Write out the data again in full, exactly as it reads.

:::

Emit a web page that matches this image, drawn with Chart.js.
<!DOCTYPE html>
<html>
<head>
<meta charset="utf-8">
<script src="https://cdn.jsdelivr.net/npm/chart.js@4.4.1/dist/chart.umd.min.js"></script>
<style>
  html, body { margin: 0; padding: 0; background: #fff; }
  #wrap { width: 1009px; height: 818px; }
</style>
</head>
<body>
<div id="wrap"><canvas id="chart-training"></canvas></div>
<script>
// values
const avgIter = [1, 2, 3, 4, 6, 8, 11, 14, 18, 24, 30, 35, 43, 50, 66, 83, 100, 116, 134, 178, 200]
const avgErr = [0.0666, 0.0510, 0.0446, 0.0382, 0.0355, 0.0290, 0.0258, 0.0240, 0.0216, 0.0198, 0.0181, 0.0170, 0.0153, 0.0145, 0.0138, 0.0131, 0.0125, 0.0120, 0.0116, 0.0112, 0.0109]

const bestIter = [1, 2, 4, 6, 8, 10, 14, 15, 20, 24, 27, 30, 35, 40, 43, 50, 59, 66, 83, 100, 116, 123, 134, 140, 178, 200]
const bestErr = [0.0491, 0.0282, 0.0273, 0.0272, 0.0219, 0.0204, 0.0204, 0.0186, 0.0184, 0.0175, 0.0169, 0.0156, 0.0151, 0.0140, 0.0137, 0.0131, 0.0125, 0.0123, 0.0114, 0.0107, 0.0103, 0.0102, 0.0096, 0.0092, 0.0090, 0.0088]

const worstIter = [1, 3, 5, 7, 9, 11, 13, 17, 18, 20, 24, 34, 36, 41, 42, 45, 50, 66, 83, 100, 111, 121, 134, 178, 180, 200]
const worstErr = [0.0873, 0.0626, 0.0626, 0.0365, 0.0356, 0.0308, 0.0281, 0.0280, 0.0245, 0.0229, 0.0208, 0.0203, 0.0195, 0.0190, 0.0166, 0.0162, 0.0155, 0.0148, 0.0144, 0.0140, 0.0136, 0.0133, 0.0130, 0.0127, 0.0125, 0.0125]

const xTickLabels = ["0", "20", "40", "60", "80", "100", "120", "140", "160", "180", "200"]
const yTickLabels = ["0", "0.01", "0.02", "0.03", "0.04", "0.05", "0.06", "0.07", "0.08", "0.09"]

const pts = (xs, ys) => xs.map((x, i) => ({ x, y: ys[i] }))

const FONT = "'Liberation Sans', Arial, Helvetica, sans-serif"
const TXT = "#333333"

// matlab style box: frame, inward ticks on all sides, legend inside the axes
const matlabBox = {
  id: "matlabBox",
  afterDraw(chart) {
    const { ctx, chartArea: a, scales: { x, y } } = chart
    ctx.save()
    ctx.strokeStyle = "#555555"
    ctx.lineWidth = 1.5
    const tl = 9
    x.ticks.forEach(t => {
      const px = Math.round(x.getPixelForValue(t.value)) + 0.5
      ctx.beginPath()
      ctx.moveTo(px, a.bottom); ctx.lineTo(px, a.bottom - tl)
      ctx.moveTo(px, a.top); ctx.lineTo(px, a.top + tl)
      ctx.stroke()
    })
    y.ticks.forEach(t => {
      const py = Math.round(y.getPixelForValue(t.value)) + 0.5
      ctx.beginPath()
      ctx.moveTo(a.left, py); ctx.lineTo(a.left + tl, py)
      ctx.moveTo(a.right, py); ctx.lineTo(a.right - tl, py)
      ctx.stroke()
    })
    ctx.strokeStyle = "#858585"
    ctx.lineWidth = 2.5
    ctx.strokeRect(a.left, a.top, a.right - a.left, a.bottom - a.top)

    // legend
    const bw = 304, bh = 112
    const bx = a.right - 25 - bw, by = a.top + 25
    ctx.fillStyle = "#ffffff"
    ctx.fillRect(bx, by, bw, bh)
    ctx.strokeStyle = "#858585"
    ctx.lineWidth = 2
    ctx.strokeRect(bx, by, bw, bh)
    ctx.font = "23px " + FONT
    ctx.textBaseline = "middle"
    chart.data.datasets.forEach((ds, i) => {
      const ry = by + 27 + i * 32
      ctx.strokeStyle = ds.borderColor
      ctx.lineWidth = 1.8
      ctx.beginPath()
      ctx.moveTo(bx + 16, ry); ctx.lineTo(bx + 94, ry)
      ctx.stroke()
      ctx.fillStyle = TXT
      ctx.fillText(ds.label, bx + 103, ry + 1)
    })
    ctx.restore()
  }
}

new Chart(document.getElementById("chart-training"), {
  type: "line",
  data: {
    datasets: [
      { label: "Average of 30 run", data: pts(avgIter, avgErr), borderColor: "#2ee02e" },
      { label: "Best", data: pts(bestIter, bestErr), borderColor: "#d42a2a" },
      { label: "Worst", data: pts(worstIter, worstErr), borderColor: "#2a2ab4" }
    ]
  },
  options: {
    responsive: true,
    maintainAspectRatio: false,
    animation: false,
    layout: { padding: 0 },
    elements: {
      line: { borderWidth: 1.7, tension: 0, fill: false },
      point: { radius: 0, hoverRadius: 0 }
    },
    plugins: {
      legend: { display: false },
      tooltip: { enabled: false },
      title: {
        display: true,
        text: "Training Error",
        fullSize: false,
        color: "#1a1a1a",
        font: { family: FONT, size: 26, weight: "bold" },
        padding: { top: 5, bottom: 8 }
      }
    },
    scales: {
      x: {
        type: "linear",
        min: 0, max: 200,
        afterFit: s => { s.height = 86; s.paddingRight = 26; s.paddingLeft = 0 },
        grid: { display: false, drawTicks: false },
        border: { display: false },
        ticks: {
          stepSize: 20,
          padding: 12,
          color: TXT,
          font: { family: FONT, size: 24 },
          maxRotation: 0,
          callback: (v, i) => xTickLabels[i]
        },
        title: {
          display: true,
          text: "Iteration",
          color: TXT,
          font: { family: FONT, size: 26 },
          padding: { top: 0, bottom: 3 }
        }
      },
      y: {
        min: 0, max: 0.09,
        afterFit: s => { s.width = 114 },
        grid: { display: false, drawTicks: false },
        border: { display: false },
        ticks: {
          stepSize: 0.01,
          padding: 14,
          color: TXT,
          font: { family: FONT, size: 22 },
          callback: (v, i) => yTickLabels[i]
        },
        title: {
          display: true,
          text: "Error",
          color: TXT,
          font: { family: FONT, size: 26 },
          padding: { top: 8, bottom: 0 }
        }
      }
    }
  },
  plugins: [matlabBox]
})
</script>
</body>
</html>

:::

■ OUTPUT
Emit a web page that matches this image, drawn with Chart.js.
<!DOCTYPE html>
<html>
<head>
<meta charset="utf-8">
<script src="https://cdn.jsdelivr.net/npm/chart.js@4.4.1/dist/chart.umd.min.js"></script>
<style>
  html, body { margin: 0; padding: 0; background: #fff; }
  #wrap { width: 1009px; height: 818px; }
</style>
</head>
<body>
<div id="wrap"><canvas id="chart-training"></canvas></div>
<script>
// values
const avgIter = [1, 2, 3, 4, 6, 8, 11, 14, 18, 24, 30, 35, 43, 50, 66, 83, 100, 116, 134, 178, 200]
const avgErr = [0.0666, 0.0510, 0.0446, 0.0382, 0.0355, 0.0290, 0.0258, 0.0240, 0.0216, 0.0198, 0.0181, 0.0170, 0.0153, 0.0145, 0.0138, 0.0131, 0.0125, 0.0120, 0.0116, 0.0112, 0.0109]

const bestIter = [1, 2, 4, 6, 8, 10, 14, 15, 20, 24, 27, 30, 35, 40, 43, 50, 59, 66, 83, 100, 116, 123, 134, 140, 178, 200]
const bestErr = [0.0491, 0.0282, 0.0273, 0.0272, 0.0219, 0.0204, 0.0204, 0.0186, 0.0184, 0.0175, 0.0169, 0.0156, 0.0151, 0.0140, 0.0137, 0.0131, 0.0125, 0.0123, 0.0114, 0.0107, 0.0103, 0.0102, 0.0096, 0.0092, 0.0090, 0.0088]

const worstIter = [1, 3, 5, 7, 9, 11, 13, 17, 18, 20, 24, 34, 36, 41, 42, 45, 50, 66, 83, 100, 111, 121, 134, 178, 180, 200]
const worstErr = [0.0873, 0.0626, 0.0626, 0.0365, 0.0356, 0.0308, 0.0281, 0.0280, 0.0245, 0.0229, 0.0208, 0.0203, 0.0195, 0.0190, 0.0166, 0.0162, 0.0155, 0.0148, 0.0144, 0.0140, 0.0136, 0.0133, 0.0130, 0.0127, 0.0125, 0.0125]

const xTickLabels = ["0", "20", "40", "60", "80", "100", "120", "140", "160", "180", "200"]
const yTickLabels = ["0", "0.01", "0.02", "0.03", "0.04", "0.05", "0.06", "0.07", "0.08", "0.09"]

const pts = (xs, ys) => xs.map((x, i) => ({ x, y: ys[i] }))

const FONT = "'Liberation Sans', Arial, Helvetica, sans-serif"
const TXT = "#333333"

// matlab style box: frame, inward ticks on all sides, legend inside the axes
const matlabBox = {
  id: "matlabBox",
  afterDraw(chart) {
    const { ctx, chartArea: a, scales: { x, y } } = chart
    ctx.save()
    ctx.strokeStyle = "#555555"
    ctx.lineWidth = 1.5
    const tl = 9
    x.ticks.forEach(t => {
      const px = Math.round(x.getPixelForValue(t.value)) + 0.5
      ctx.beginPath()
      ctx.moveTo(px, a.bottom); ctx.lineTo(px, a.bottom - tl)
      ctx.moveTo(px, a.top); ctx.lineTo(px, a.top + tl)
      ctx.stroke()
    })
    y.ticks.forEach(t => {
      const py = Math.round(y.getPixelForValue(t.value)) + 0.5
      ctx.beginPath()
      ctx.moveTo(a.left, py); ctx.lineTo(a.left + tl, py)
      ctx.moveTo(a.right, py); ctx.lineTo(a.right - tl, py)
      ctx.stroke()
    })
    ctx.strokeStyle = "#858585"
    ctx.lineWidth = 2.5
    ctx.strokeRect(a.left, a.top, a.right - a.left, a.bottom - a.top)

    // legend
    const bw = 304, bh = 112
    const bx = a.right - 25 - bw, by = a.top + 25
    ctx.fillStyle = "#ffffff"
    ctx.fillRect(bx, by, bw, bh)
    ctx.strokeStyle = "#858585"
    ctx.lineWidth = 2
    ctx.strokeRect(bx, by, bw, bh)
    ctx.font = "23px " + FONT
    ctx.textBaseline = "middle"
    chart.data.datasets.forEach((ds, i) => {
      const ry = by + 27 + i * 32
      ctx.strokeStyle = ds.borderColor
      ctx.lineWidth = 1.8
      ctx.beginPath()
      ctx.moveTo(bx + 16, ry); ctx.lineTo(bx + 94, ry)
      ctx.stroke()
      ctx.fillStyle = TXT
      ctx.fillText(ds.label, bx + 103, ry + 1)
    })
    ctx.restore()
  }
}

new Chart(document.getElementById("chart-training"), {
  type: "line",
  data: {
    datasets: [
      { label: "Average of 30 run", data: pts(avgIter, avgErr), borderColor: "#2ee02e" },
      { label: "Best", data: pts(bestIter, bestErr), borderColor: "#d42a2a" },
      { label: "Worst", data: pts(worstIter, worstErr), borderColor: "#2a2ab4" }
    ]
  },
  options: {
    responsive: true,
    maintainAspectRatio: false,
    animation: false,
    layout: { padding: 0 },
    elements: {
      line: { borderWidth: 1.7, tension: 0, fill: false },
      point: { radius: 0, hoverRadius: 0 }
    },
    plugins: {
      legend: { display: false },
      tooltip: { enabled: false },
      title: {
        display: true,
        text: "Training Error",
        fullSize: false,
        color: "#1a1a1a",
        font: { family: FONT, size: 26, weight: "bold" },
        padding: { top: 5, bottom: 8 }
      }
    },
    scales: {
      x: {
        type: "linear",
        min: 0, max: 200,
        afterFit: s => { s.height = 86; s.paddingRight = 26; s.paddingLeft = 0 },
        grid: { display: false, drawTicks: false },
        border: { display: false },
        ticks: {
          stepSize: 20,
          padding: 12,
          color: TXT,
          font: { family: FONT, size: 24 },
          maxRotation: 0,
          callback: (v, i) => xTickLabels[i]
        },
        title: {
          display: true,
          text: "Iteration",
          color: TXT,
          font: { family: FONT, size: 26 },
          padding: { top: 0, bottom: 3 }
        }
      },
      y: {
        min: 0, max: 0.09,
        afterFit: s => { s.width = 114 },
        grid: { display: false, drawTicks: false },
        border: { display: false },
        ticks: {
          stepSize: 0.01,
          padding: 14,
          color: TXT,
          font: { family: FONT, size: 22 },
          callback: (v, i) => yTickLabels[i]
        },
        title: {
          display: true,
          text: "Error",
          color: TXT,
          font: { family: FONT, size: 26 },
          padding: { top: 8, bottom: 0 }
        }
      }
    }
  },
  plugins: [matlabBox]
})
</script>
</body>
</html>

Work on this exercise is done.